-- BEGIN --

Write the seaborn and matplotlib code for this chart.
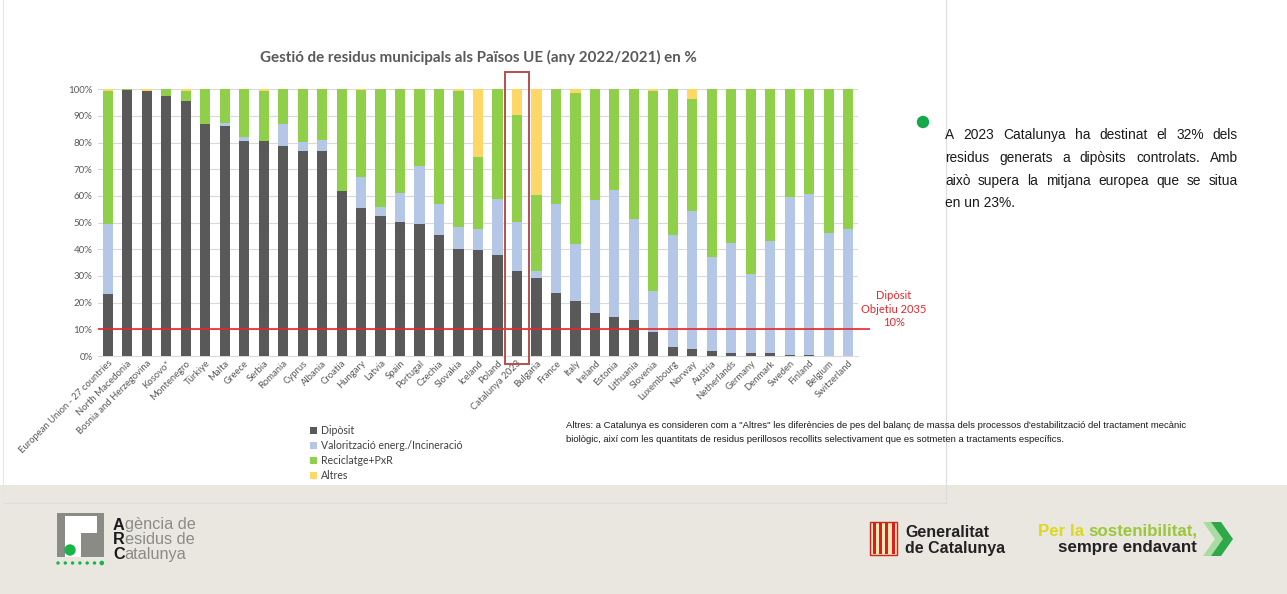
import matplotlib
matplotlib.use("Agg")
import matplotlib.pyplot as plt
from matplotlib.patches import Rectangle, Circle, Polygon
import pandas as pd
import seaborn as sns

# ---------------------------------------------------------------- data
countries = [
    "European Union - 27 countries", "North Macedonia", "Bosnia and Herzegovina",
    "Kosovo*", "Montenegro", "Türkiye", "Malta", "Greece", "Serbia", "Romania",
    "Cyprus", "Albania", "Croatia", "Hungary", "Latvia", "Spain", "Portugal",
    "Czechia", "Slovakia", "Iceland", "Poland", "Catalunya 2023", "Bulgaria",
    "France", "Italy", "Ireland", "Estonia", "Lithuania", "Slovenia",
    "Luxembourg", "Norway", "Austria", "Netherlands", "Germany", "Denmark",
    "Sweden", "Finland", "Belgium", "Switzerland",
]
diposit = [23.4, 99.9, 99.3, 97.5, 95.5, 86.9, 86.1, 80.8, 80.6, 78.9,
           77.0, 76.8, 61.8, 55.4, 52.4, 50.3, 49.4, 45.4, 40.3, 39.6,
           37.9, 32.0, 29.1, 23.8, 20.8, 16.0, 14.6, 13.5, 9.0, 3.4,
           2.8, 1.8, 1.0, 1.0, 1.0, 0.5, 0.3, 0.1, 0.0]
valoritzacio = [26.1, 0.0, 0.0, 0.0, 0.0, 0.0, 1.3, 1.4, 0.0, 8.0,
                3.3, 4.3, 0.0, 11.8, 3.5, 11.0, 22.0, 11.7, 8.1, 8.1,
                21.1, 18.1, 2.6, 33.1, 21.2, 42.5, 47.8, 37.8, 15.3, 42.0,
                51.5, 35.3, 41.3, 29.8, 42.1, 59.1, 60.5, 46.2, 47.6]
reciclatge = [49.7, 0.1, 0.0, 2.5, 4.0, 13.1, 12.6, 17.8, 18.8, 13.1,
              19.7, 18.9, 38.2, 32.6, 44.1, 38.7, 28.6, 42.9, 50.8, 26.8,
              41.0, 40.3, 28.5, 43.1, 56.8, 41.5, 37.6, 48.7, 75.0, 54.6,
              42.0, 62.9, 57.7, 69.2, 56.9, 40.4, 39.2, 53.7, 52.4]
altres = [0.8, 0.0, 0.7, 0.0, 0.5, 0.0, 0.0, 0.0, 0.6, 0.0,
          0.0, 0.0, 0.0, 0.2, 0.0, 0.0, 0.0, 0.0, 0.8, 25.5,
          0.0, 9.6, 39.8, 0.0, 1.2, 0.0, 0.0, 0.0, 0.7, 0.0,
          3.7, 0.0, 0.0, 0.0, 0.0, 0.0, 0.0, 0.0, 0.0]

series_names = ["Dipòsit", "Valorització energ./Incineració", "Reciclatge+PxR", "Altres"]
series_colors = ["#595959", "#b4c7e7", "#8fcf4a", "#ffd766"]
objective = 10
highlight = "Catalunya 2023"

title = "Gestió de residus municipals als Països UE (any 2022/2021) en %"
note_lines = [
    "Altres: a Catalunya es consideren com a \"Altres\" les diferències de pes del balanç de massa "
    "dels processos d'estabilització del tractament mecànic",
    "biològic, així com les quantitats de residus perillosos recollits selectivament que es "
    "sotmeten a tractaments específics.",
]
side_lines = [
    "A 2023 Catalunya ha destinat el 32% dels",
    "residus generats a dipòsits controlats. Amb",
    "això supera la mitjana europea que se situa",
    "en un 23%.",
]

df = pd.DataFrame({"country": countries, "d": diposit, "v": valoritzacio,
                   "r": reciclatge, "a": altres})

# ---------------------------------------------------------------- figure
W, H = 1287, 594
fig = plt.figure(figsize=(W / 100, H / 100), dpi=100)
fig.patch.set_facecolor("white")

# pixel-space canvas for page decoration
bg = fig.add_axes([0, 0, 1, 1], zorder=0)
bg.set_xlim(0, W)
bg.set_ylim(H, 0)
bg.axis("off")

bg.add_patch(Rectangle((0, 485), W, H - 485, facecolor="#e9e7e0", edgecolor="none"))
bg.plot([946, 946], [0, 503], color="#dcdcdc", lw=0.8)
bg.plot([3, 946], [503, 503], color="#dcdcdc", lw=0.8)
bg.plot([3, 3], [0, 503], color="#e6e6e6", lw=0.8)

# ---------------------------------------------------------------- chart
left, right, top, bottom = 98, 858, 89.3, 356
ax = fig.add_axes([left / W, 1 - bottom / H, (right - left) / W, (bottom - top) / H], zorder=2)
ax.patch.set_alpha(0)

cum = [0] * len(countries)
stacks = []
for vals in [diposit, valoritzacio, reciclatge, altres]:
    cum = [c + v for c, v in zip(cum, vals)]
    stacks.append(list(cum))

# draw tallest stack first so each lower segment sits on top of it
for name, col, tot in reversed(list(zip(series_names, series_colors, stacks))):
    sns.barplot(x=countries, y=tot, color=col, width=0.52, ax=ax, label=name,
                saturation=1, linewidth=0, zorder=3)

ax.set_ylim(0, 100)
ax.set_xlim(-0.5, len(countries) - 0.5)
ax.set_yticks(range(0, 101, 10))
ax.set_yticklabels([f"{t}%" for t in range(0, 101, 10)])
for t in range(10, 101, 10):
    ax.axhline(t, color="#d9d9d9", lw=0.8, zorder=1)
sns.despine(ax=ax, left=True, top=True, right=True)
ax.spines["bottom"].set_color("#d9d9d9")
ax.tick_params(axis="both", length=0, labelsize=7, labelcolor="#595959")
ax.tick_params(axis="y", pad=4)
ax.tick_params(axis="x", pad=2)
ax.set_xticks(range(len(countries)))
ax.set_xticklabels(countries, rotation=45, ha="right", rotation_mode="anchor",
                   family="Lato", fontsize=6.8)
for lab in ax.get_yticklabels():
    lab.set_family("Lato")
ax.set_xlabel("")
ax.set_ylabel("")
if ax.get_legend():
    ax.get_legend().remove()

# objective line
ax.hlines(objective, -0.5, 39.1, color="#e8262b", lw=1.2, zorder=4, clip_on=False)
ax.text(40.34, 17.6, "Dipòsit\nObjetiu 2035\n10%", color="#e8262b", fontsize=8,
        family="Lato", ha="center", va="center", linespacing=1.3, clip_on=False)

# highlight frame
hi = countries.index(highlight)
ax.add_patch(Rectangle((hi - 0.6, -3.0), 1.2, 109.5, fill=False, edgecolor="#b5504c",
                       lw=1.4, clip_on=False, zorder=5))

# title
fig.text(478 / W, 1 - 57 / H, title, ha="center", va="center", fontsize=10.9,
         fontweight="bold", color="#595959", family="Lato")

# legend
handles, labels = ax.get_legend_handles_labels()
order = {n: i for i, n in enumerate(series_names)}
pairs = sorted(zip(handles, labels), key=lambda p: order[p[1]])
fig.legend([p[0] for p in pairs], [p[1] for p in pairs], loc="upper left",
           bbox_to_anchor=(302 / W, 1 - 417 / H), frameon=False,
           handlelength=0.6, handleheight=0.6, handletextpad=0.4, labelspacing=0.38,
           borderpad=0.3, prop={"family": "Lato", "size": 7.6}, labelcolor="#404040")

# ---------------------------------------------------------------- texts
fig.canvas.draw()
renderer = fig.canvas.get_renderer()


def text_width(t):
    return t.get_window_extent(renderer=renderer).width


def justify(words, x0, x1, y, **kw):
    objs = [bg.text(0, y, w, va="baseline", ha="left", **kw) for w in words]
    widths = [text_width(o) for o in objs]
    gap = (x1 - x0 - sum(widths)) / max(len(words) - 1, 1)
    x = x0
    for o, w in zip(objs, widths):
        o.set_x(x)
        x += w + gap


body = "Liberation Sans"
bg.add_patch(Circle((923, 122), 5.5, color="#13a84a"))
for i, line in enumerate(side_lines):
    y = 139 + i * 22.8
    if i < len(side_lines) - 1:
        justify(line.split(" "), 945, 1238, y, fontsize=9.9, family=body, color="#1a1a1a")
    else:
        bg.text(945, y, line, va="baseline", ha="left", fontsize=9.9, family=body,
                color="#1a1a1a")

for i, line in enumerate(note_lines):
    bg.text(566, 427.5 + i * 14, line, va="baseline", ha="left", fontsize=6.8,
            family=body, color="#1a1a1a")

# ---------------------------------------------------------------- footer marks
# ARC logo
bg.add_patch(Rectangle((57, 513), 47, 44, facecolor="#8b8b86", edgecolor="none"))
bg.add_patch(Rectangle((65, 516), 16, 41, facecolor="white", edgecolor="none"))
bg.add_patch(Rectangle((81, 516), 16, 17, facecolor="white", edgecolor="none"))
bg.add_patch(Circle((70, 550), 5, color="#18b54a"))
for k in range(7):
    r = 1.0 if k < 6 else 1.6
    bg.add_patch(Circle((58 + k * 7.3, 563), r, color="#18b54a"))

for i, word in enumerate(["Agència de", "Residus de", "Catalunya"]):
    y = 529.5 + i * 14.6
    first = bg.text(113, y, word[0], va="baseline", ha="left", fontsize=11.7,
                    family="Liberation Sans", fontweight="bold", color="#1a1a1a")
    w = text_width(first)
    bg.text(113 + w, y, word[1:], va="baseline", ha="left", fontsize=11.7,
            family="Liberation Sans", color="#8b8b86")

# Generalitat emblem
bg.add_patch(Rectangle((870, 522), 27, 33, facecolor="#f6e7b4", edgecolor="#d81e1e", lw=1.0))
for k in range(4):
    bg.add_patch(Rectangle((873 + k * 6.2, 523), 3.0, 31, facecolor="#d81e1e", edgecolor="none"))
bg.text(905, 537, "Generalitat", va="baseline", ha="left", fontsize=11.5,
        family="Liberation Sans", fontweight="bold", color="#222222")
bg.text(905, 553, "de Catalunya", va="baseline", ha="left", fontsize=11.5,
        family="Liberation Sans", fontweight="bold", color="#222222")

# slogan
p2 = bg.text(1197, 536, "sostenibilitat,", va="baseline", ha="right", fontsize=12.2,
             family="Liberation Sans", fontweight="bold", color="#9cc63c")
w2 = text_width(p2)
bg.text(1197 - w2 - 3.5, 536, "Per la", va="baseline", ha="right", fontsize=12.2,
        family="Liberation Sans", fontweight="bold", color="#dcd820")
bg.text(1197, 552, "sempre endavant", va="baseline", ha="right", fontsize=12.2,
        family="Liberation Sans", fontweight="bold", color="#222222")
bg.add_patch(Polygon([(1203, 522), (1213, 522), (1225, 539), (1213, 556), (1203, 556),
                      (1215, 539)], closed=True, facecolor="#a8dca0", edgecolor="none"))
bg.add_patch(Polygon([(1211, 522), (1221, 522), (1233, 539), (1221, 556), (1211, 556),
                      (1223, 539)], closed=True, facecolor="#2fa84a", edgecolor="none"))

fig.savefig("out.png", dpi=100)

-- END --

__Directions__.
Repeat the listing above from its first line through the line that contains "import seaborn as sns", both included, and nothing more. Drop the pictures.

__Task response__.
Write the seaborn and matplotlib code for this chart.
import matplotlib
matplotlib.use("Agg")
import matplotlib.pyplot as plt
from matplotlib.patches import Rectangle, Circle, Polygon
import pandas as pd
import seaborn as sns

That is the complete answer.